IMF Ghana programme summary for $918m facility

IMF2On April 3, 2015, the International Monetary Fund (IMF) Executive Board approved a $918 million credit facility for Ghana.

According to the IMF the three-year arrangement under the Extended Credit Facility (ECF) for Ghana is in support of country’s medium-term economic reform programme.

The IMF outlines a summary of the programme it agreed on with Ghana as follows:

It says the government’s three-year economic reform programme seeks to support growth and help reduce poverty by restoring macroeconomic stability through an ambitious and sustained fiscal consolidation, a prudent debt management strategy with improved fiscal transparency, and an effective monetary policy framework.

Secondly, the programme foresees a pick-up in economic growth, starting in 2016, supported by expected increases in hydrocarbon production. Lower inflation and interest rates, combined with a stable exchange rate environment would help support private sector activity.

It also projects that increased oil exports and lower oil imports on the back of domestic gas production will support the improvement in the current account, which together with the surpluses on the financial and capital account will help build up gross reserves to a more adequate level over the medium term.
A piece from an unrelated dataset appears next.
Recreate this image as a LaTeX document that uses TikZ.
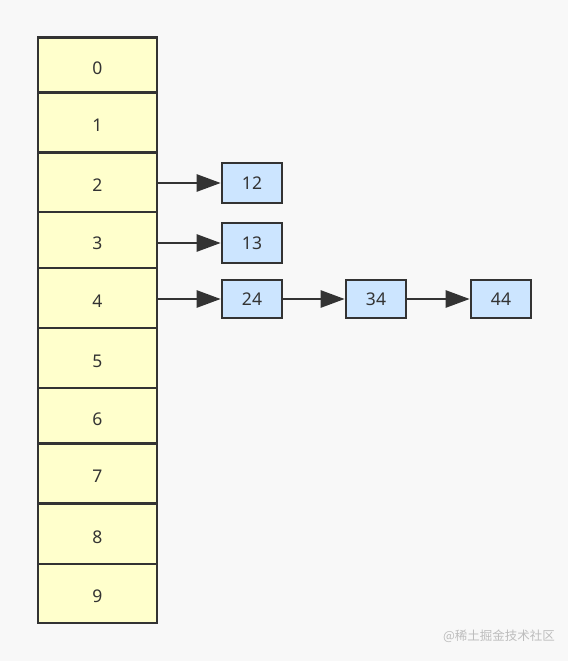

The IMF indicates the main pillars of the programme as:

  • a sizeable and frontloaded fiscal adjustment to restore debt sustainability, focusing on containing expenditures through wage restraint and limited net hiring, as well as on measures to mobilize additional revenues;
  • structural reforms to strengthen public finances and fiscal discipline by improving budget transparency, cleaning-up and controlling the payroll, right-sizing the civil service, and improving revenue collection;
  • restoring the effectiveness of the inflation targeting framework to help bring inflation back into single digit territory; and
  • preserving financial sector stability. To alleviate the potential adverse impact of the strong fiscal adjustment on the most vulnerable in society and protect real income of the poor, which was dented by three years of high inflation, the government is committed to use part of the resulting fiscal space to safeguard social and other priority spending under the program, including expanding the targeted social safety nets—such as the Livelihood Empowerment Against Poverty (LEAP) programme.

The envisaged fiscal consolidation the IMF says, is projected to further dampen non-oil economic growth initially and reduce inflation in 2015, but growth is expected to rebound in the following years. Non-oil GDP growth would decelerate further to 2.3 percent in 2015 before picking up in the following years, reaching 5.5 percent by 2017.

On the fiscal side, it notes, the programme seeks to expand revenue collection, restrain the wage bill and other primary expenditures, while making space for priority spending and for clearing all domestic arrears.

“Despite lower projected oil revenues, the programme aims at turning the primary balance from a deficit of 3.7 percent in 2014 into a surplus of 0.9 percent of GDP in 2015 and 3.2 percent of GDP in 2017,” it adds.